╭──

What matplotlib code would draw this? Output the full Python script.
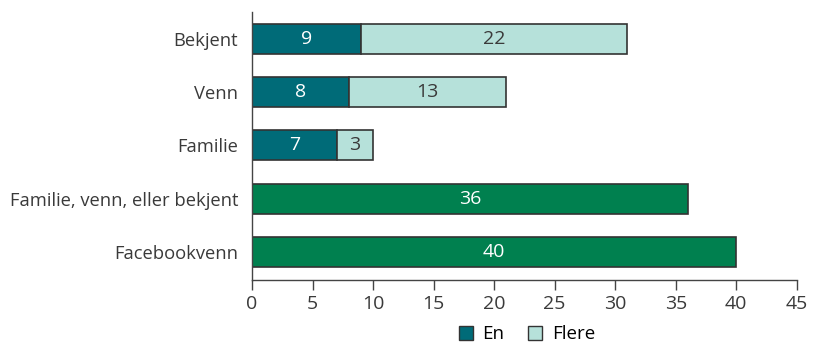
import matplotlib.pyplot as plt
from matplotlib.patches import Patch

plt.rcParams['font.family'] = ['Open Sans', 'DejaVu Sans']

# Data
categories = ['Facebookvenn', 'Familie, venn, eller bekjent', 'Familie', 'Venn', 'Bekjent']
en = [0, 0, 7, 8, 9]
flere = [0, 0, 3, 13, 22]
total = [40, 36, 0, 0, 0]

c_en = '#006b78'
c_flere = '#b6e1da'
c_total = '#00804f'
edge = '#333333'
txt = '#3a3a3a'

fig = plt.figure(figsize=(8.13, 3.44), dpi=100)
ax = fig.add_axes([0.31, 0.186, 0.670, 0.779])

ypos = list(range(len(categories)))
h = 0.56
for y, a, b, t in zip(ypos, en, flere, total):
    if t:
        ax.barh(y, t, height=h, color=c_total, edgecolor=edge, linewidth=1.2)
        ax.text(t / 2, y, str(t), ha='center', va='center', color='white', fontsize=14)
    else:
        ax.barh(y, a, height=h, color=c_en, edgecolor=edge, linewidth=1.2)
        ax.barh(y, b, left=a, height=h, color=c_flere, edgecolor=edge, linewidth=1.2)
        ax.text(a / 2, y, str(a), ha='center', va='center', color='white', fontsize=14)
        ax.text(a + b / 2, y, str(b), ha='center', va='center', color=txt, fontsize=14)

ax.set_xlim(0, 45)
ax.set_ylim(-0.525, 4.5)
ax.set_xticks(range(0, 46, 5))
ax.set_yticks(ypos)
ax.set_yticklabels(categories)
ax.tick_params(axis='y', length=0, pad=10, labelsize=13.2, labelcolor=txt)
ax.tick_params(axis='x', length=7, width=1, color='#444444', labelsize=14, labelcolor=txt, pad=4)
for s in ['top', 'right']:
    ax.spines[s].set_visible(False)
for s in ['left', 'bottom']:
    ax.spines[s].set_color('#444444')
    ax.spines[s].set_linewidth(1)

handles = [Patch(facecolor=c_en, edgecolor=edge, label='En'),
           Patch(facecolor=c_flere, edgecolor=edge, label='Flere')]
fig.legend(handles=handles, loc='center', bbox_to_anchor=(0.648, 0.028), ncol=2, frameon=False,
           fontsize=13.5, handlelength=0.75, handleheight=0.75, handletextpad=0.5, columnspacing=1.3)

fig.savefig('out.png', dpi=100)
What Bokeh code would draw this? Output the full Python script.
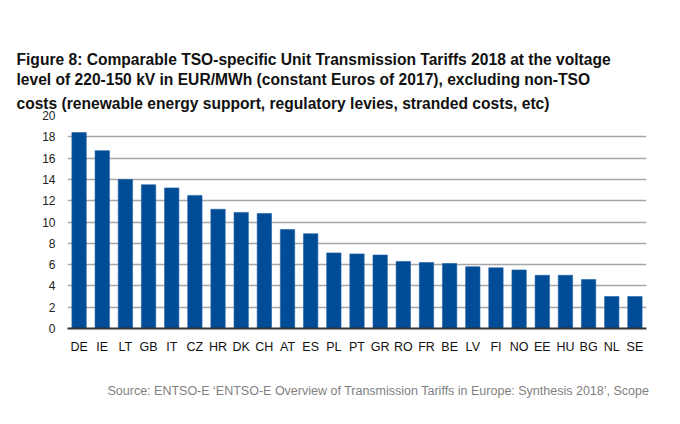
from bokeh.plotting import figure
from bokeh.models import FactorRange, Range1d, Title, FixedTicker
from bokeh.embed import file_html
from bokeh.resources import INLINE

countries = ["DE", "IE", "LT", "GB", "IT", "CZ", "HR", "DK", "CH", "AT", "ES", "PL", "PT",
             "GR", "RO", "FR", "BE", "LV", "FI", "NO", "EE", "HU", "BG", "NL", "SE"]
tariffs = [18.4, 16.7, 14.0, 13.5, 13.2, 12.5, 11.2, 10.9, 10.8, 9.3, 8.9, 7.1, 7.0,
           6.9, 6.3, 6.2, 6.1, 5.8, 5.7, 5.5, 5.0, 5.0, 4.6, 3.0, 3.0]
y_ticks = [0, 2, 4, 6, 8, 10, 12, 14, 16, 18, 20]
title_lines = [
    "Figure 8: Comparable TSO-specific Unit Transmission Tariffs 2018 at the voltage",
    "level of 220-150 kV in EUR/MWh (constant Euros of 2017), excluding non-TSO",
    "costs (renewable energy support, regulatory levies, stranded costs, etc)",
]
source_text = "Source: ENTSO-E \u2018ENTSO-E Overview of Transmission Tariffs in Europe: Synthesis 2018\u2019, Scope"

p = figure(width=664, height=422, output_backend="svg", toolbar_location=None,
           x_range=FactorRange(*countries, range_padding=0), y_range=Range1d(0, 20),
           title_location=None, min_border_left=67, min_border_right=18,
           min_border_top=115, min_border_bottom=94)
p.outline_line_color = None
p.background_fill_color = "white"
p.border_fill_color = "white"

p.vbar(x=countries, top=tariffs, width=0.62, fill_color="#004C97", line_color="#1f5fa8",
       line_width=0.6)

TITLE_FONT = "Liberation Sans"
standoffs = [8, 1.4, 1.4]  # nearest the plot first
for line, so in zip(reversed(title_lines), standoffs):
    t = Title(text=line, align="left", offset=-51, text_font=TITLE_FONT,
              text_font_size="15.6px", text_font_style="bold", text_color="#111111",
              standoff=so)
    p.add_layout(t, "above")

src = Title(text=source_text, align="left", offset=40, text_font="Liberation Sans",
            text_font_size="12.5px", text_font_style="normal", text_color="#7f7f7f",
            standoff=50)
p.add_layout(src, "below")

# y axis
p.yaxis.ticker = FixedTicker(ticks=y_ticks)
p.yaxis.axis_line_color = None
p.yaxis.major_tick_line_color = None
p.yaxis.minor_tick_line_color = None
p.yaxis.major_label_standoff = 6
p.yaxis.major_label_text_font = "Liberation Sans"
p.yaxis.major_label_text_font_size = "12px"
p.yaxis.major_label_text_color = "#222222"

# x axis
p.xaxis.axis_line_color = "#333333"
p.xaxis.axis_line_width = 2
p.xaxis.major_tick_line_color = None
p.xaxis.minor_tick_line_color = None
p.xaxis.major_label_standoff = 5
p.xaxis.major_label_text_font = "Liberation Sans"
p.xaxis.major_label_text_font_size = "12.5px"
p.xaxis.major_label_text_color = "#111111"

p.xgrid.grid_line_color = None
p.ygrid.grid_line_color = "#a6a6a6"
p.ygrid.grid_line_width = 1.5

open("out.html", "w").write(file_html(p, INLINE))
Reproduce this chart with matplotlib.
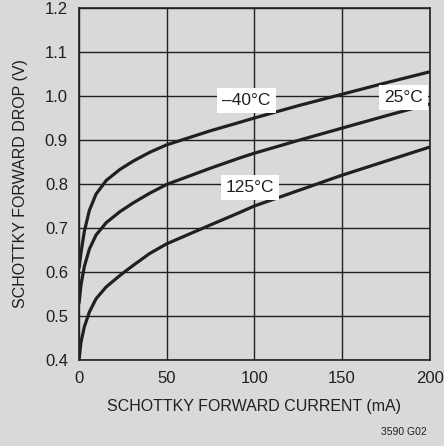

╰──

— Problem to solve —
Leave out the pictures and transcribe the entries above exactly.

— Task output —
What matplotlib code would draw this? Output the full Python script.
import matplotlib.pyplot as plt
from matplotlib.patches import Patch

plt.rcParams['font.family'] = ['Open Sans', 'DejaVu Sans']

# Data
categories = ['Facebookvenn', 'Familie, venn, eller bekjent', 'Familie', 'Venn', 'Bekjent']
en = [0, 0, 7, 8, 9]
flere = [0, 0, 3, 13, 22]
total = [40, 36, 0, 0, 0]

c_en = '#006b78'
c_flere = '#b6e1da'
c_total = '#00804f'
edge = '#333333'
txt = '#3a3a3a'

fig = plt.figure(figsize=(8.13, 3.44), dpi=100)
ax = fig.add_axes([0.31, 0.186, 0.670, 0.779])

ypos = list(range(len(categories)))
h = 0.56
for y, a, b, t in zip(ypos, en, flere, total):
    if t:
        ax.barh(y, t, height=h, color=c_total, edgecolor=edge, linewidth=1.2)
        ax.text(t / 2, y, str(t), ha='center', va='center', color='white', fontsize=14)
    else:
        ax.barh(y, a, height=h, color=c_en, edgecolor=edge, linewidth=1.2)
        ax.barh(y, b, left=a, height=h, color=c_flere, edgecolor=edge, linewidth=1.2)
        ax.text(a / 2, y, str(a), ha='center', va='center', color='white', fontsize=14)
        ax.text(a + b / 2, y, str(b), ha='center', va='center', color=txt, fontsize=14)

ax.set_xlim(0, 45)
ax.set_ylim(-0.525, 4.5)
ax.set_xticks(range(0, 46, 5))
ax.set_yticks(ypos)
ax.set_yticklabels(categories)
ax.tick_params(axis='y', length=0, pad=10, labelsize=13.2, labelcolor=txt)
ax.tick_params(axis='x', length=7, width=1, color='#444444', labelsize=14, labelcolor=txt, pad=4)
for s in ['top', 'right']:
    ax.spines[s].set_visible(False)
for s in ['left', 'bottom']:
    ax.spines[s].set_color('#444444')
    ax.spines[s].set_linewidth(1)

handles = [Patch(facecolor=c_en, edgecolor=edge, label='En'),
           Patch(facecolor=c_flere, edgecolor=edge, label='Flere')]
fig.legend(handles=handles, loc='center', bbox_to_anchor=(0.648, 0.028), ncol=2, frameon=False,
           fontsize=13.5, handlelength=0.75, handleheight=0.75, handletextpad=0.5, columnspacing=1.3)

fig.savefig('out.png', dpi=100)
What Bokeh code would draw this? Output the full Python script.
from bokeh.plotting import figure
from bokeh.models import FactorRange, Range1d, Title, FixedTicker
from bokeh.embed import file_html
from bokeh.resources import INLINE

countries = ["DE", "IE", "LT", "GB", "IT", "CZ", "HR", "DK", "CH", "AT", "ES", "PL", "PT",
             "GR", "RO", "FR", "BE", "LV", "FI", "NO", "EE", "HU", "BG", "NL", "SE"]
tariffs = [18.4, 16.7, 14.0, 13.5, 13.2, 12.5, 11.2, 10.9, 10.8, 9.3, 8.9, 7.1, 7.0,
           6.9, 6.3, 6.2, 6.1, 5.8, 5.7, 5.5, 5.0, 5.0, 4.6, 3.0, 3.0]
y_ticks = [0, 2, 4, 6, 8, 10, 12, 14, 16, 18, 20]
title_lines = [
    "Figure 8: Comparable TSO-specific Unit Transmission Tariffs 2018 at the voltage",
    "level of 220-150 kV in EUR/MWh (constant Euros of 2017), excluding non-TSO",
    "costs (renewable energy support, regulatory levies, stranded costs, etc)",
]
source_text = "Source: ENTSO-E \u2018ENTSO-E Overview of Transmission Tariffs in Europe: Synthesis 2018\u2019, Scope"

p = figure(width=664, height=422, output_backend="svg", toolbar_location=None,
           x_range=FactorRange(*countries, range_padding=0), y_range=Range1d(0, 20),
           title_location=None, min_border_left=67, min_border_right=18,
           min_border_top=115, min_border_bottom=94)
p.outline_line_color = None
p.background_fill_color = "white"
p.border_fill_color = "white"

p.vbar(x=countries, top=tariffs, width=0.62, fill_color="#004C97", line_color="#1f5fa8",
       line_width=0.6)

TITLE_FONT = "Liberation Sans"
standoffs = [8, 1.4, 1.4]  # nearest the plot first
for line, so in zip(reversed(title_lines), standoffs):
    t = Title(text=line, align="left", offset=-51, text_font=TITLE_FONT,
              text_font_size="15.6px", text_font_style="bold", text_color="#111111",
              standoff=so)
    p.add_layout(t, "above")

src = Title(text=source_text, align="left", offset=40, text_font="Liberation Sans",
            text_font_size="12.5px", text_font_style="normal", text_color="#7f7f7f",
            standoff=50)
p.add_layout(src, "below")

# y axis
p.yaxis.ticker = FixedTicker(ticks=y_ticks)
p.yaxis.axis_line_color = None
p.yaxis.major_tick_line_color = None
p.yaxis.minor_tick_line_color = None
p.yaxis.major_label_standoff = 6
p.yaxis.major_label_text_font = "Liberation Sans"
p.yaxis.major_label_text_font_size = "12px"
p.yaxis.major_label_text_color = "#222222"

# x axis
p.xaxis.axis_line_color = "#333333"
p.xaxis.axis_line_width = 2
p.xaxis.major_tick_line_color = None
p.xaxis.minor_tick_line_color = None
p.xaxis.major_label_standoff = 5
p.xaxis.major_label_text_font = "Liberation Sans"
p.xaxis.major_label_text_font_size = "12.5px"
p.xaxis.major_label_text_color = "#111111"

p.xgrid.grid_line_color = None
p.ygrid.grid_line_color = "#a6a6a6"
p.ygrid.grid_line_width = 1.5

open("out.html", "w").write(file_html(p, INLINE))
Reproduce this chart with matplotlib.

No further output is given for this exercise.